• [Given data]:
++++++++

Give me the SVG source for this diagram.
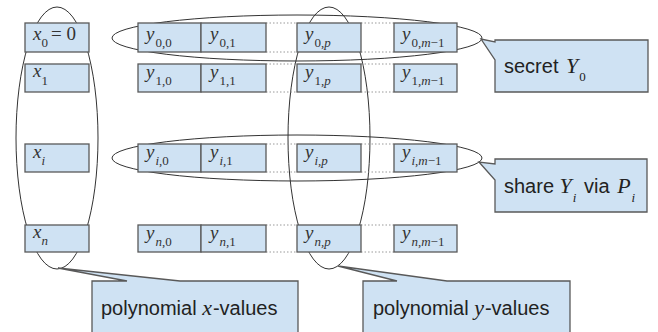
<svg xmlns="http://www.w3.org/2000/svg" width="658" height="332" viewBox="0 0 658 332">
<style>
.bg{fill:#ffffff}
.box{fill:#cfe2f3;stroke:#595959;stroke-width:1.3}
.ell{fill:none;stroke:#333333;stroke-width:1}
.dot{stroke:#999999;stroke-width:1;stroke-dasharray:1.5 2}
.v{font-family:"Liberation Serif",serif;font-style:italic;font-size:19px;fill:#333333}
.s{font-family:"Liberation Serif",serif;font-style:normal;font-size:13px}
.t{font-family:"Liberation Sans",Arial,sans-serif;font-size:20px;fill:#222222}
.tv{font-family:"Liberation Serif",serif;font-style:italic;font-size:22px}
.ts{font-family:"Liberation Serif",serif;font-style:normal;font-size:13px}
.i{font-style:italic}
.u{font-style:normal}
</style>
<rect class="bg" x="0" y="0" width="658" height="332"/>
<g id="groupings">
<ellipse class="ell" cx="57" cy="138" rx="41" ry="131"/>
<ellipse class="ell" cx="329" cy="138" rx="41" ry="131"/>
<ellipse class="ell" cx="297" cy="38" rx="185" ry="23"/>
<ellipse class="ell" cx="297" cy="158" rx="185" ry="23"/>
</g>
<g id="connectors">
<line class="dot" x1="266" y1="23" x2="297" y2="23"/><line class="dot" x1="266" y1="52" x2="297" y2="52"/>
<line class="dot" x1="361" y1="23" x2="394" y2="23"/><line class="dot" x1="361" y1="52" x2="394" y2="52"/>
<line class="dot" x1="266" y1="64" x2="297" y2="64"/><line class="dot" x1="266" y1="92" x2="297" y2="92"/>
<line class="dot" x1="361" y1="64" x2="394" y2="64"/><line class="dot" x1="361" y1="92" x2="394" y2="92"/>
<line class="dot" x1="266" y1="144" x2="297" y2="144"/><line class="dot" x1="266" y1="172" x2="297" y2="172"/>
<line class="dot" x1="361" y1="144" x2="394" y2="144"/><line class="dot" x1="361" y1="172" x2="394" y2="172"/>
<line class="dot" x1="266" y1="225" x2="297" y2="225"/><line class="dot" x1="266" y1="252" x2="297" y2="252"/>
<line class="dot" x1="361" y1="225" x2="394" y2="225"/><line class="dot" x1="361" y1="252" x2="394" y2="252"/>
</g>
<!-- row 0 -->
<g id="x0"><rect class="box" x="25" y="23" width="64" height="29"/><text class="v" x="33" y="40">x<tspan class="s" dy="7">0</tspan><tspan class="u" dy="-7" dx="3">= 0</tspan></text></g>
<g id="y00"><rect class="box" x="138" y="23" width="63" height="29"/><text class="v" x="146" y="40">y<tspan class="s" dx="1" dy="7">0,0</tspan></text></g>
<g id="y01"><rect class="box" x="201" y="23" width="65" height="29"/><text class="v" x="210" y="40">y<tspan class="s" dx="1" dy="7">0,1</tspan></text></g>
<g id="y0p"><rect class="box" x="297" y="23" width="64" height="29"/><text class="v" x="305" y="40">y<tspan class="s" dx="1" dy="7">0,<tspan class="i">p</tspan></tspan></text></g>
<g id="y0m"><rect class="box" x="394" y="23" width="63" height="29"/><text class="v" x="402" y="40">y<tspan class="s" dx="1" dy="7">0,<tspan class="i">m</tspan>−1</tspan></text></g>
<!-- row 1 -->
<g id="x1"><rect class="box" x="25" y="64" width="64" height="28"/><text class="v" x="33" y="77">x<tspan class="s" dy="8">1</tspan></text></g>
<g id="y10"><rect class="box" x="138" y="64" width="63" height="28"/><text class="v" x="146" y="78">y<tspan class="s" dx="1" dy="7">1,0</tspan></text></g>
<g id="y11"><rect class="box" x="201" y="64" width="65" height="28"/><text class="v" x="210" y="78">y<tspan class="s" dx="1" dy="7">1,1</tspan></text></g>
<g id="y1p"><rect class="box" x="297" y="64" width="64" height="28"/><text class="v" x="305" y="78">y<tspan class="s" dx="1" dy="7">1,<tspan class="i">p</tspan></tspan></text></g>
<g id="y1m"><rect class="box" x="394" y="64" width="63" height="28"/><text class="v" x="402" y="78">y<tspan class="s" dx="1" dy="7">1,<tspan class="i">m</tspan>−1</tspan></text></g>
<!-- row i -->
<g id="xi"><rect class="box" x="25" y="144" width="64" height="28"/><text class="v" x="33" y="158">x<tspan class="s i" dy="7">i</tspan></text></g>
<g id="yi0"><rect class="box" x="138" y="144" width="63" height="28"/><text class="v" x="146" y="158">y<tspan class="s" dx="1" dy="7"><tspan class="i">i</tspan>,0</tspan></text></g>
<g id="yi1"><rect class="box" x="201" y="144" width="65" height="28"/><text class="v" x="210" y="158">y<tspan class="s" dx="1" dy="7"><tspan class="i">i</tspan>,1</tspan></text></g>
<g id="yip"><rect class="box" x="297" y="144" width="64" height="28"/><text class="v" x="305" y="158">y<tspan class="s i" dx="1" dy="7">i,p</tspan></text></g>
<g id="yim"><rect class="box" x="394" y="144" width="63" height="28"/><text class="v" x="402" y="158">y<tspan class="s" dx="1" dy="7"><tspan class="i">i</tspan>,<tspan class="i">m</tspan>−1</tspan></text></g>
<!-- row n -->
<g id="xn"><rect class="box" x="25" y="225" width="64" height="27"/><text class="v" x="33" y="238">x<tspan class="s i" dy="7">n</tspan></text></g>
<g id="yn0"><rect class="box" x="138" y="225" width="63" height="27"/><text class="v" x="146" y="239">y<tspan class="s" dx="1" dy="7"><tspan class="i">n</tspan>,0</tspan></text></g>
<g id="yn1"><rect class="box" x="201" y="225" width="65" height="27"/><text class="v" x="210" y="239">y<tspan class="s" dx="1" dy="7"><tspan class="i">n</tspan>,1</tspan></text></g>
<g id="ynp"><rect class="box" x="297" y="225" width="64" height="27"/><text class="v" x="305" y="239">y<tspan class="s i" dx="1" dy="7">n,p</tspan></text></g>
<g id="ynm"><rect class="box" x="394" y="225" width="63" height="27"/><text class="v" x="402" y="239">y<tspan class="s" dx="1" dy="7"><tspan class="i">n</tspan>,<tspan class="i">m</tspan>−1</tspan></text></g>
<!-- callouts -->
<g id="secret"><path class="box" d="M495,40 H648 V92 H495 V60 L481,39 L495,42 Z"/><text class="t" x="504" y="73">secret <tspan class="tv" dx="2">Y</tspan><tspan class="ts" dx="1" dy="8">0</tspan></text></g>
<g id="share"><path class="box" d="M495,159 H647 V212 H495 V180 L479,162 L495,164 Z"/><text class="t" x="504" y="193">share <tspan class="tv">Y</tspan><tspan class="ts i" dx="1" dy="9">i</tspan><tspan dy="-9" dx="2"> via </tspan><tspan class="tv" dx="2">P</tspan><tspan class="ts i" dx="1" dy="9">i</tspan></text></g>
<g id="xvalues"><path class="box" d="M92,281 H127 L58,268 L180,281 H298 V340 H92 Z"/><text class="t" x="101" y="315">polynomial <tspan class="tv">x</tspan><tspan dx="1">-values</tspan></text></g>
<g id="yvalues"><path class="box" d="M363,281 H397 L338,266 L447,281 H570 V340 H363 Z"/><text class="t" x="373" y="315">polynomial <tspan class="tv">y</tspan><tspan dx="1">-values</tspan></text></g>
</svg>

++++++++

• [Job]: Retype the whole listing, keeping every line identical and omitting all pictures.

• [Answer for this exercise]:
Give me the SVG source for this diagram.
<svg xmlns="http://www.w3.org/2000/svg" width="658" height="332" viewBox="0 0 658 332">
<style>
.bg{fill:#ffffff}
.box{fill:#cfe2f3;stroke:#595959;stroke-width:1.3}
.ell{fill:none;stroke:#333333;stroke-width:1}
.dot{stroke:#999999;stroke-width:1;stroke-dasharray:1.5 2}
.v{font-family:"Liberation Serif",serif;font-style:italic;font-size:19px;fill:#333333}
.s{font-family:"Liberation Serif",serif;font-style:normal;font-size:13px}
.t{font-family:"Liberation Sans",Arial,sans-serif;font-size:20px;fill:#222222}
.tv{font-family:"Liberation Serif",serif;font-style:italic;font-size:22px}
.ts{font-family:"Liberation Serif",serif;font-style:normal;font-size:13px}
.i{font-style:italic}
.u{font-style:normal}
</style>
<rect class="bg" x="0" y="0" width="658" height="332"/>
<g id="groupings">
<ellipse class="ell" cx="57" cy="138" rx="41" ry="131"/>
<ellipse class="ell" cx="329" cy="138" rx="41" ry="131"/>
<ellipse class="ell" cx="297" cy="38" rx="185" ry="23"/>
<ellipse class="ell" cx="297" cy="158" rx="185" ry="23"/>
</g>
<g id="connectors">
<line class="dot" x1="266" y1="23" x2="297" y2="23"/><line class="dot" x1="266" y1="52" x2="297" y2="52"/>
<line class="dot" x1="361" y1="23" x2="394" y2="23"/><line class="dot" x1="361" y1="52" x2="394" y2="52"/>
<line class="dot" x1="266" y1="64" x2="297" y2="64"/><line class="dot" x1="266" y1="92" x2="297" y2="92"/>
<line class="dot" x1="361" y1="64" x2="394" y2="64"/><line class="dot" x1="361" y1="92" x2="394" y2="92"/>
<line class="dot" x1="266" y1="144" x2="297" y2="144"/><line class="dot" x1="266" y1="172" x2="297" y2="172"/>
<line class="dot" x1="361" y1="144" x2="394" y2="144"/><line class="dot" x1="361" y1="172" x2="394" y2="172"/>
<line class="dot" x1="266" y1="225" x2="297" y2="225"/><line class="dot" x1="266" y1="252" x2="297" y2="252"/>
<line class="dot" x1="361" y1="225" x2="394" y2="225"/><line class="dot" x1="361" y1="252" x2="394" y2="252"/>
</g>
<!-- row 0 -->
<g id="x0"><rect class="box" x="25" y="23" width="64" height="29"/><text class="v" x="33" y="40">x<tspan class="s" dy="7">0</tspan><tspan class="u" dy="-7" dx="3">= 0</tspan></text></g>
<g id="y00"><rect class="box" x="138" y="23" width="63" height="29"/><text class="v" x="146" y="40">y<tspan class="s" dx="1" dy="7">0,0</tspan></text></g>
<g id="y01"><rect class="box" x="201" y="23" width="65" height="29"/><text class="v" x="210" y="40">y<tspan class="s" dx="1" dy="7">0,1</tspan></text></g>
<g id="y0p"><rect class="box" x="297" y="23" width="64" height="29"/><text class="v" x="305" y="40">y<tspan class="s" dx="1" dy="7">0,<tspan class="i">p</tspan></tspan></text></g>
<g id="y0m"><rect class="box" x="394" y="23" width="63" height="29"/><text class="v" x="402" y="40">y<tspan class="s" dx="1" dy="7">0,<tspan class="i">m</tspan>−1</tspan></text></g>
<!-- row 1 -->
<g id="x1"><rect class="box" x="25" y="64" width="64" height="28"/><text class="v" x="33" y="77">x<tspan class="s" dy="8">1</tspan></text></g>
<g id="y10"><rect class="box" x="138" y="64" width="63" height="28"/><text class="v" x="146" y="78">y<tspan class="s" dx="1" dy="7">1,0</tspan></text></g>
<g id="y11"><rect class="box" x="201" y="64" width="65" height="28"/><text class="v" x="210" y="78">y<tspan class="s" dx="1" dy="7">1,1</tspan></text></g>
<g id="y1p"><rect class="box" x="297" y="64" width="64" height="28"/><text class="v" x="305" y="78">y<tspan class="s" dx="1" dy="7">1,<tspan class="i">p</tspan></tspan></text></g>
<g id="y1m"><rect class="box" x="394" y="64" width="63" height="28"/><text class="v" x="402" y="78">y<tspan class="s" dx="1" dy="7">1,<tspan class="i">m</tspan>−1</tspan></text></g>
<!-- row i -->
<g id="xi"><rect class="box" x="25" y="144" width="64" height="28"/><text class="v" x="33" y="158">x<tspan class="s i" dy="7">i</tspan></text></g>
<g id="yi0"><rect class="box" x="138" y="144" width="63" height="28"/><text class="v" x="146" y="158">y<tspan class="s" dx="1" dy="7"><tspan class="i">i</tspan>,0</tspan></text></g>
<g id="yi1"><rect class="box" x="201" y="144" width="65" height="28"/><text class="v" x="210" y="158">y<tspan class="s" dx="1" dy="7"><tspan class="i">i</tspan>,1</tspan></text></g>
<g id="yip"><rect class="box" x="297" y="144" width="64" height="28"/><text class="v" x="305" y="158">y<tspan class="s i" dx="1" dy="7">i,p</tspan></text></g>
<g id="yim"><rect class="box" x="394" y="144" width="63" height="28"/><text class="v" x="402" y="158">y<tspan class="s" dx="1" dy="7"><tspan class="i">i</tspan>,<tspan class="i">m</tspan>−1</tspan></text></g>
<!-- row n -->
<g id="xn"><rect class="box" x="25" y="225" width="64" height="27"/><text class="v" x="33" y="238">x<tspan class="s i" dy="7">n</tspan></text></g>
<g id="yn0"><rect class="box" x="138" y="225" width="63" height="27"/><text class="v" x="146" y="239">y<tspan class="s" dx="1" dy="7"><tspan class="i">n</tspan>,0</tspan></text></g>
<g id="yn1"><rect class="box" x="201" y="225" width="65" height="27"/><text class="v" x="210" y="239">y<tspan class="s" dx="1" dy="7"><tspan class="i">n</tspan>,1</tspan></text></g>
<g id="ynp"><rect class="box" x="297" y="225" width="64" height="27"/><text class="v" x="305" y="239">y<tspan class="s i" dx="1" dy="7">n,p</tspan></text></g>
<g id="ynm"><rect class="box" x="394" y="225" width="63" height="27"/><text class="v" x="402" y="239">y<tspan class="s" dx="1" dy="7"><tspan class="i">n</tspan>,<tspan class="i">m</tspan>−1</tspan></text></g>
<!-- callouts -->
<g id="secret"><path class="box" d="M495,40 H648 V92 H495 V60 L481,39 L495,42 Z"/><text class="t" x="504" y="73">secret <tspan class="tv" dx="2">Y</tspan><tspan class="ts" dx="1" dy="8">0</tspan></text></g>
<g id="share"><path class="box" d="M495,159 H647 V212 H495 V180 L479,162 L495,164 Z"/><text class="t" x="504" y="193">share <tspan class="tv">Y</tspan><tspan class="ts i" dx="1" dy="9">i</tspan><tspan dy="-9" dx="2"> via </tspan><tspan class="tv" dx="2">P</tspan><tspan class="ts i" dx="1" dy="9">i</tspan></text></g>
<g id="xvalues"><path class="box" d="M92,281 H127 L58,268 L180,281 H298 V340 H92 Z"/><text class="t" x="101" y="315">polynomial <tspan class="tv">x</tspan><tspan dx="1">-values</tspan></text></g>
<g id="yvalues"><path class="box" d="M363,281 H397 L338,266 L447,281 H570 V340 H363 Z"/><text class="t" x="373" y="315">polynomial <tspan class="tv">y</tspan><tspan dx="1">-values</tspan></text></g>
</svg>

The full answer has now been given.